STATED GOAL:
Output the data word for word, dropping every image.
── GIVEN RECORDS
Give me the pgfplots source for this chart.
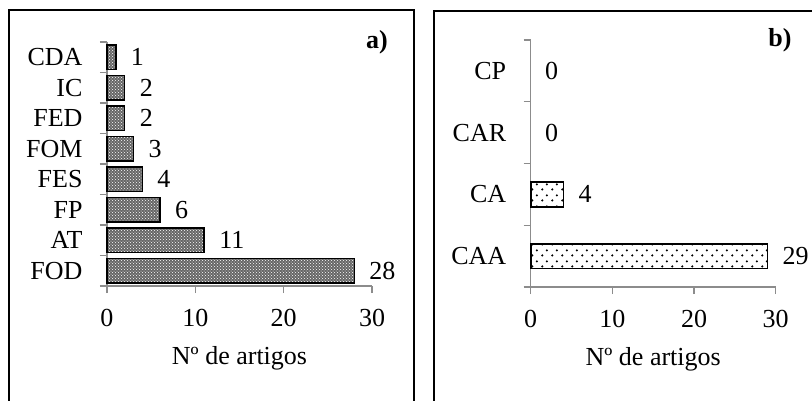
\documentclass[border=0pt]{standalone}
\usepackage{pgfplots}
\pgfplotsset{compat=1.18}
\usetikzlibrary{patterns}
\usepackage{fontspec}
\setmainfont{Liberation Serif}
\newcommand\fs{\fontsize{26}{30}\selectfont}
\pgfdeclarepatternformonly{sparsedots}{\pgfpointorigin}{\pgfpoint{10pt}{11pt}}{\pgfpoint{10pt}{11pt}}{%
  \pgfpathcircle{\pgfpoint{2.5pt}{2.75pt}}{1.3pt}%
  \pgfpathcircle{\pgfpoint{7.5pt}{8.25pt}}{1.3pt}%
  \pgfusepath{fill}}
\pgfplotsset{
  mystyle/.style={
    scale only axis,
    anchor=south west,
    xbar,
    bar shift=0pt,
    xmin=0, xmax=30,
    xtick={0,10,20,30},
    axis x line*=bottom,
    axis y line*=left,
    axis line style={-, draw=black!45, line width=1.3pt},
    tick style={draw=black!45, line width=1.3pt},
    tick align=outside,
    major tick length=7pt,
    /pgf/number format/assume math mode=true,
    tick label style={font=\fs},
    xticklabel style={yshift=-13pt},
    yticklabel style={xshift=-14pt},
    label style={font=\fs},
    xlabel={Nº de artigos},
    xlabel style={yshift=-13pt},
    yticklabels={},
    extra y tick style={tick style={draw=none}},
    nodes near coords,
    nodes near coords align={horizontal},
    every node near coord/.append style={font=\fs, anchor=west, xshift=11pt},
    clip=false,
  }
}
\begin{document}
\begin{tikzpicture}
% frames
\draw[line width=2pt] (8.5pt,390pt) rectangle (414pt,-20pt);
\draw[line width=2pt] (434pt,389pt) rectangle (840pt,-20pt);

\begin{axis}[mystyle,
  at={(107pt,114pt)}, width=265pt, height=244pt,
  ymin=0.5, ymax=8.5,
  ytick={0.5,1.5,...,8.5},
  extra y ticks={1,2,3,4,5,6,7,8},
  extra y tick labels={FOD,AT,FP,FES,FOM,FED,IC,CDA},
  bar width=0.81,
]
\addplot[draw=black, line width=1.6pt, fill=black!60,
  postaction={pattern=crosshatch dots, pattern color=white}]
  coordinates {(28,1) (11,2) (6,3) (4,4) (3,5) (2,6) (2,7) (1,8)};
\end{axis}

\begin{axis}[mystyle,
  at={(530.7pt,113pt)}, width=245pt, height=247pt,
  ymin=0.5, ymax=4.5,
  ytick={0.5,1.5,...,4.5},
  extra y ticks={1,2,3,4},
  extra y tick labels={CAA,CA,CAR,CP},
  bar width=0.4,
]
\addplot[draw=black, line width=1.6pt, fill=white,
  postaction={pattern=sparsedots, pattern color=black}]
  coordinates {(29,1) (4,2)};
\addplot[draw=none, fill=none]
  coordinates {(0,3) (0,4)};
\end{axis}

\node[font=\fs\bfseries] at (377pt,357.5pt) {a)};
\node[font=\fs\bfseries] at (780pt,360pt) {b)};

\pgfresetboundingbox
\useasboundingbox (0pt,0pt) rectangle (812pt,400pt);
\end{tikzpicture}
\end{document}
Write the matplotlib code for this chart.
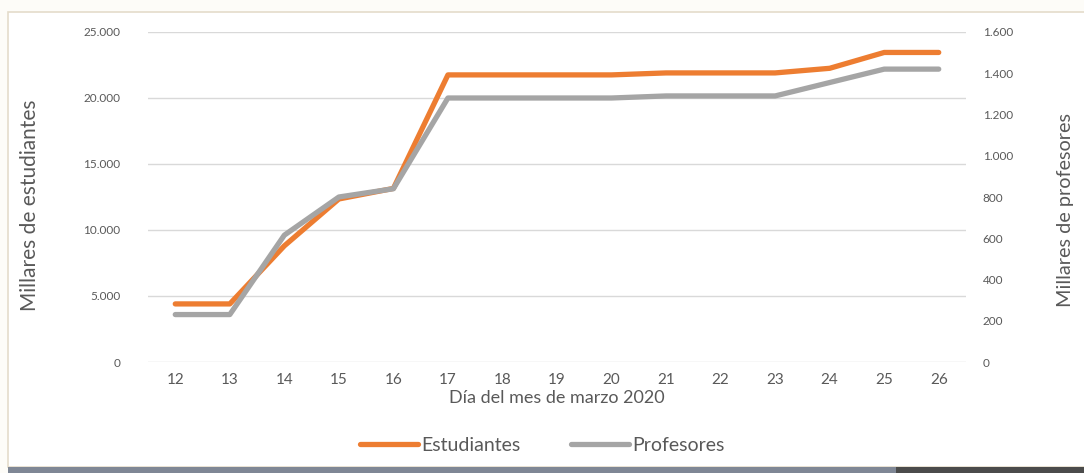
import numpy as np
from matplotlib import pyplot as plt
import matplotlib.ticker as mtick
from matplotlib.patches import Rectangle

plt.rcParams['font.family'] = ['Lato', 'DejaVu Sans']

# data
dias = [12, 13, 14, 15, 16, 17, 18, 19, 20, 21, 22, 23, 24, 25, 26]
estudiantes = [4400, 4400, 8800, 12350, 13150, 21750, 21750, 21750, 21750, 21900,
               21900, 21900, 22250, 23450, 23450]
profesores = [230, 230, 615, 800, 840, 1280, 1280, 1280, 1280, 1290,
              1290, 1290, 1355, 1420, 1420]

naranja = '#ED7D31'
gris = '#A5A5A5'
texto = '#595959'


def miles(v, pos):
    return '{:,.0f}'.format(v).replace(',', '.')


fig = plt.figure(figsize=(10.84, 4.73), dpi=100)
fig.patch.set_facecolor('#fdfcf8')

# frame and bottom bar
fig.patches.append(Rectangle((8 / 1084, 6 / 473), 1.0, 455 / 473, transform=fig.transFigure,
                             facecolor='white', edgecolor='#e4dccb', linewidth=1.2, zorder=-5))
fig.patches.append(Rectangle((8 / 1084, 0), 888 / 1084, 6 / 473, transform=fig.transFigure,
                             facecolor='#7f8795', edgecolor='none', zorder=-4))
fig.patches.append(Rectangle((896 / 1084, 0), 188 / 1084, 6 / 473, transform=fig.transFigure,
                             facecolor='#4b4b4b', edgecolor='none', zorder=-4))

ax = fig.add_axes([148 / 1084, 1 - 362 / 473, 818 / 1084, 330 / 473])
ax2 = ax.twinx()

x = np.arange(len(dias))
l1, = ax.plot(x, estudiantes, color=naranja, lw=3.8, solid_capstyle='round', zorder=3,
              label='Estudiantes')
l2, = ax2.plot(x, profesores, color=gris, lw=3.8, solid_capstyle='round', zorder=3,
               label='Profesores')

ax.set_xlim(-0.5, len(dias) - 0.5)
ax.set_ylim(0, 25000)
ax2.set_ylim(0, 1600)
ax.set_yticks(np.arange(0, 25001, 5000))
ax2.set_yticks(np.arange(0, 1601, 200))
ax.set_xticks(x)
ax.set_xticklabels([str(d) for d in dias])
ax.yaxis.set_major_formatter(mtick.FuncFormatter(miles))
ax2.yaxis.set_major_formatter(mtick.FuncFormatter(miles))

ax.grid(axis='y', color='#d9d9d9', lw=1)
ax.set_axisbelow(True)
for a in (ax, ax2):
    for s in a.spines.values():
        s.set_visible(False)
    a.tick_params(length=0, colors=texto)
ax.tick_params(axis='y', labelsize=8.5, pad=20)
ax2.tick_params(axis='y', labelsize=8.5, pad=12)
ax.tick_params(axis='x', labelsize=11, pad=8)

ax.set_xlabel('Día del mes de marzo 2020', fontsize=13, color=texto, labelpad=2)
ax.set_ylabel('Millares de estudiantes', fontsize=15, color=texto)
ax2.set_ylabel('Millares de profesores', fontsize=14.3, color=texto)
ax.yaxis.set_label_coords(-0.132, 0.475)
ax2.yaxis.set_label_coords(1.111, 0.46)

fig.legend(handles=[l1, l2], loc='center', bbox_to_anchor=(542 / 1084, 1 - 445 / 473),
           ncol=2, frameon=False, fontsize=14, labelcolor=texto, handlelength=3.0,
           handletextpad=0.15, columnspacing=2.6)

plt.savefig('out.png', dpi=100, facecolor=fig.get_facecolor())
────
REPLY TO THE EXERCISE:
Give me the pgfplots source for this chart.
\documentclass[border=0pt]{standalone}
\usepackage{pgfplots}
\pgfplotsset{compat=1.18}
\usetikzlibrary{patterns}
\usepackage{fontspec}
\setmainfont{Liberation Serif}
\newcommand\fs{\fontsize{26}{30}\selectfont}
\pgfdeclarepatternformonly{sparsedots}{\pgfpointorigin}{\pgfpoint{10pt}{11pt}}{\pgfpoint{10pt}{11pt}}{%
  \pgfpathcircle{\pgfpoint{2.5pt}{2.75pt}}{1.3pt}%
  \pgfpathcircle{\pgfpoint{7.5pt}{8.25pt}}{1.3pt}%
  \pgfusepath{fill}}
\pgfplotsset{
  mystyle/.style={
    scale only axis,
    anchor=south west,
    xbar,
    bar shift=0pt,
    xmin=0, xmax=30,
    xtick={0,10,20,30},
    axis x line*=bottom,
    axis y line*=left,
    axis line style={-, draw=black!45, line width=1.3pt},
    tick style={draw=black!45, line width=1.3pt},
    tick align=outside,
    major tick length=7pt,
    /pgf/number format/assume math mode=true,
    tick label style={font=\fs},
    xticklabel style={yshift=-13pt},
    yticklabel style={xshift=-14pt},
    label style={font=\fs},
    xlabel={Nº de artigos},
    xlabel style={yshift=-13pt},
    yticklabels={},
    extra y tick style={tick style={draw=none}},
    nodes near coords,
    nodes near coords align={horizontal},
    every node near coord/.append style={font=\fs, anchor=west, xshift=11pt},
    clip=false,
  }
}
\begin{document}
\begin{tikzpicture}
% frames
\draw[line width=2pt] (8.5pt,390pt) rectangle (414pt,-20pt);
\draw[line width=2pt] (434pt,389pt) rectangle (840pt,-20pt);

\begin{axis}[mystyle,
  at={(107pt,114pt)}, width=265pt, height=244pt,
  ymin=0.5, ymax=8.5,
  ytick={0.5,1.5,...,8.5},
  extra y ticks={1,2,3,4,5,6,7,8},
  extra y tick labels={FOD,AT,FP,FES,FOM,FED,IC,CDA},
  bar width=0.81,
]
\addplot[draw=black, line width=1.6pt, fill=black!60,
  postaction={pattern=crosshatch dots, pattern color=white}]
  coordinates {(28,1) (11,2) (6,3) (4,4) (3,5) (2,6) (2,7) (1,8)};
\end{axis}

\begin{axis}[mystyle,
  at={(530.7pt,113pt)}, width=245pt, height=247pt,
  ymin=0.5, ymax=4.5,
  ytick={0.5,1.5,...,4.5},
  extra y ticks={1,2,3,4},
  extra y tick labels={CAA,CA,CAR,CP},
  bar width=0.4,
]
\addplot[draw=black, line width=1.6pt, fill=white,
  postaction={pattern=sparsedots, pattern color=black}]
  coordinates {(29,1) (4,2)};
\addplot[draw=none, fill=none]
  coordinates {(0,3) (0,4)};
\end{axis}

\node[font=\fs\bfseries] at (377pt,357.5pt) {a)};
\node[font=\fs\bfseries] at (780pt,360pt) {b)};

\pgfresetboundingbox
\useasboundingbox (0pt,0pt) rectangle (812pt,400pt);
\end{tikzpicture}
\end{document}
Write the matplotlib code for this chart.
import numpy as np
from matplotlib import pyplot as plt
import matplotlib.ticker as mtick
from matplotlib.patches import Rectangle

plt.rcParams['font.family'] = ['Lato', 'DejaVu Sans']

# data
dias = [12, 13, 14, 15, 16, 17, 18, 19, 20, 21, 22, 23, 24, 25, 26]
estudiantes = [4400, 4400, 8800, 12350, 13150, 21750, 21750, 21750, 21750, 21900,
               21900, 21900, 22250, 23450, 23450]
profesores = [230, 230, 615, 800, 840, 1280, 1280, 1280, 1280, 1290,
              1290, 1290, 1355, 1420, 1420]

naranja = '#ED7D31'
gris = '#A5A5A5'
texto = '#595959'


def miles(v, pos):
    return '{:,.0f}'.format(v).replace(',', '.')


fig = plt.figure(figsize=(10.84, 4.73), dpi=100)
fig.patch.set_facecolor('#fdfcf8')

# frame and bottom bar
fig.patches.append(Rectangle((8 / 1084, 6 / 473), 1.0, 455 / 473, transform=fig.transFigure,
                             facecolor='white', edgecolor='#e4dccb', linewidth=1.2, zorder=-5))
fig.patches.append(Rectangle((8 / 1084, 0), 888 / 1084, 6 / 473, transform=fig.transFigure,
                             facecolor='#7f8795', edgecolor='none', zorder=-4))
fig.patches.append(Rectangle((896 / 1084, 0), 188 / 1084, 6 / 473, transform=fig.transFigure,
                             facecolor='#4b4b4b', edgecolor='none', zorder=-4))

ax = fig.add_axes([148 / 1084, 1 - 362 / 473, 818 / 1084, 330 / 473])
ax2 = ax.twinx()

x = np.arange(len(dias))
l1, = ax.plot(x, estudiantes, color=naranja, lw=3.8, solid_capstyle='round', zorder=3,
              label='Estudiantes')
l2, = ax2.plot(x, profesores, color=gris, lw=3.8, solid_capstyle='round', zorder=3,
               label='Profesores')

ax.set_xlim(-0.5, len(dias) - 0.5)
ax.set_ylim(0, 25000)
ax2.set_ylim(0, 1600)
ax.set_yticks(np.arange(0, 25001, 5000))
ax2.set_yticks(np.arange(0, 1601, 200))
ax.set_xticks(x)
ax.set_xticklabels([str(d) for d in dias])
ax.yaxis.set_major_formatter(mtick.FuncFormatter(miles))
ax2.yaxis.set_major_formatter(mtick.FuncFormatter(miles))

ax.grid(axis='y', color='#d9d9d9', lw=1)
ax.set_axisbelow(True)
for a in (ax, ax2):
    for s in a.spines.values():
        s.set_visible(False)
    a.tick_params(length=0, colors=texto)
ax.tick_params(axis='y', labelsize=8.5, pad=20)
ax2.tick_params(axis='y', labelsize=8.5, pad=12)
ax.tick_params(axis='x', labelsize=11, pad=8)

ax.set_xlabel('Día del mes de marzo 2020', fontsize=13, color=texto, labelpad=2)
ax.set_ylabel('Millares de estudiantes', fontsize=15, color=texto)
ax2.set_ylabel('Millares de profesores', fontsize=14.3, color=texto)
ax.yaxis.set_label_coords(-0.132, 0.475)
ax2.yaxis.set_label_coords(1.111, 0.46)

fig.legend(handles=[l1, l2], loc='center', bbox_to_anchor=(542 / 1084, 1 - 445 / 473),
           ncol=2, frameon=False, fontsize=14, labelcolor=texto, handlelength=3.0,
           handletextpad=0.15, columnspacing=2.6)

plt.savefig('out.png', dpi=100, facecolor=fig.get_facecolor())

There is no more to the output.